A New Algorithm for Computing $α$-Capacity
Akira Kamatsuka, Koki Kazama, Takahiro Yoshida
TL;DR
The paper tackles computing the $α$-capacity for $α>1$, which is linked to decoding exponents in channel coding. It introduces a novel alternating-optimization algorithm based on a variational characterization of the Augustin–Csiszár mutual information to directly compute $Cα^{C}$ for $α∈(1,∞)$. The work compares the convergence of the new method against established AO schemes (Arimoto and Jitsumatsu–Oohama) via numerical experiments, highlighting dependence on $α$ and initialization.
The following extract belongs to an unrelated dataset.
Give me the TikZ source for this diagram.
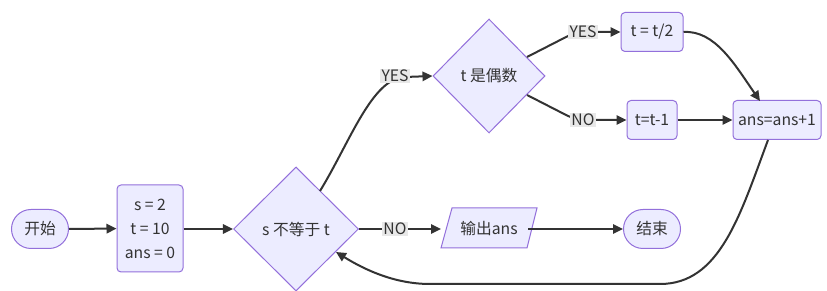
\documentclass[tikz,border=0pt]{standalone}
\usepackage{fontspec}
\setmainfont{Noto Sans CJK SC}
\usetikzlibrary{shapes.geometric,shapes.misc,arrows.meta}
\definecolor{nfill}{HTML}{ECECFF}
\definecolor{nline}{HTML}{9370DB}
\definecolor{eline}{HTML}{333333}
\definecolor{lblbg}{HTML}{E8E8E8}
\tikzset{
  txt/.style={font=\fontsize{11.8pt}{14pt}\selectfont,text=eline},
  box/.style={txt,draw=nline,fill=nfill,line width=0.75pt,rounded corners=3pt,inner sep=0pt,
    minimum height=29.25pt},
  stadium/.style={txt,draw=nline,fill=nfill,line width=0.75pt,rounded rectangle,inner sep=0pt,
    minimum height=29.25pt,minimum width=42.75pt},
  decide/.style={txt,draw=nline,fill=nfill,line width=0.75pt,diamond,inner sep=0pt},
  plain/.style={txt,inner sep=0pt},
  lbl/.style={txt,fill=lblbg,inner sep=0.8pt},
  edge/.style={draw=eline,line width=1.5pt,-{Triangle[length=7.5pt,width=7pt]}},
}
\begin{document}
\begin{tikzpicture}[x=0.75pt,y=-0.75pt]
\useasboundingbox[fill=white] (0,0) rectangle (827,291);
% nodes
\node[stadium] (start) at (40,229) {开始};
\node[box,minimum width=49.5pt,minimum height=65.25pt,align=center,
  font=\fontsize{11.8pt}{18pt}\selectfont] (init) at (150,228.5) {s = 2\\t = 10\\ans = 0};
\node[decide,minimum width=93.75pt,minimum height=93pt] (cond) at (296,229) {s 不等于 t};
\node[decide,minimum width=84pt,minimum height=85.5pt] (even) at (489,76) {t 是偶数};
\node[box,minimum width=46.5pt] (half) at (652,32) {t = t/2};
\node[box,minimum width=37.5pt] (dec) at (652,120) {t=t-1};
\node[box,minimum width=66pt] (inc) at (777,120) {ans=ans+1};
\node[plain,minimum width=72pt,minimum height=30pt] (out) at (489,228) {};
\fill[nfill] (452,208) -- (537,208) -- (527,248) -- (441,248) -- cycle;
\draw[nline,line width=0.75pt] (452,208) -- (537,208) -- (527,248) -- (441,248) -- cycle;
\node[plain] at (out) {输出ans};
\node[stadium] (stop) at (652,229) {结束};
% edges
\draw[edge] (start) -- (init);
\draw[edge] (init.east |- cond) -- (cond);
\draw[edge] (320,191) .. controls (350,142) and (372,78) .. (405,77) -- (even.west);
\node[lbl] (ly1) at (395,76) {YES};
\draw[edge] (527,57) -- (568,36) .. controls (576,32) and (585,32) .. (595,32) -- (half.west);
\node[lbl] (ly2) at (583,32) {YES};
\draw[edge] (527,95) -- (568,116) .. controls (575,119) and (585,120) .. (595,120) -- (dec.west);
\node[lbl] (ln1) at (583,120) {NO};
\draw[edge] (half.east) .. controls (715,30) and (735,65) .. (760,101);
\draw[edge] (dec) -- (inc);
\draw[edge] (cond.east) -- (441,229);
\node[lbl] (ln2) at (395,229) {NO};
\draw[edge] (528,229) -- (stop.west);
\draw[edge] (768,140) .. controls (740,215) and (720,284) .. (660,284) -- (430,284)
  .. controls (395,284) and (365,270) .. (336,252);
\end{tikzpicture}
\end{document}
This contributes a practical tool for evaluating $α$-capacities and decoding exponents in discrete channels, with potential extensions to global convergence analyses and rate studies.
Abstract
The problem of computing $α$-capacity for $α>1$ is equivalent to that of computing the correct decoding exponent. Various algorithms for computing them have been proposed, such as Arimoto and Jitsumatsu--Oohama algorithm. In this study, we propose a novel alternating optimization algorithm for computing the $α$-capacity for $α>1$ based on a variational characterization of the Augustin--Csisz{á}r mutual information. A comparison of the convergence performance of these algorithms is demonstrated through numerical examples.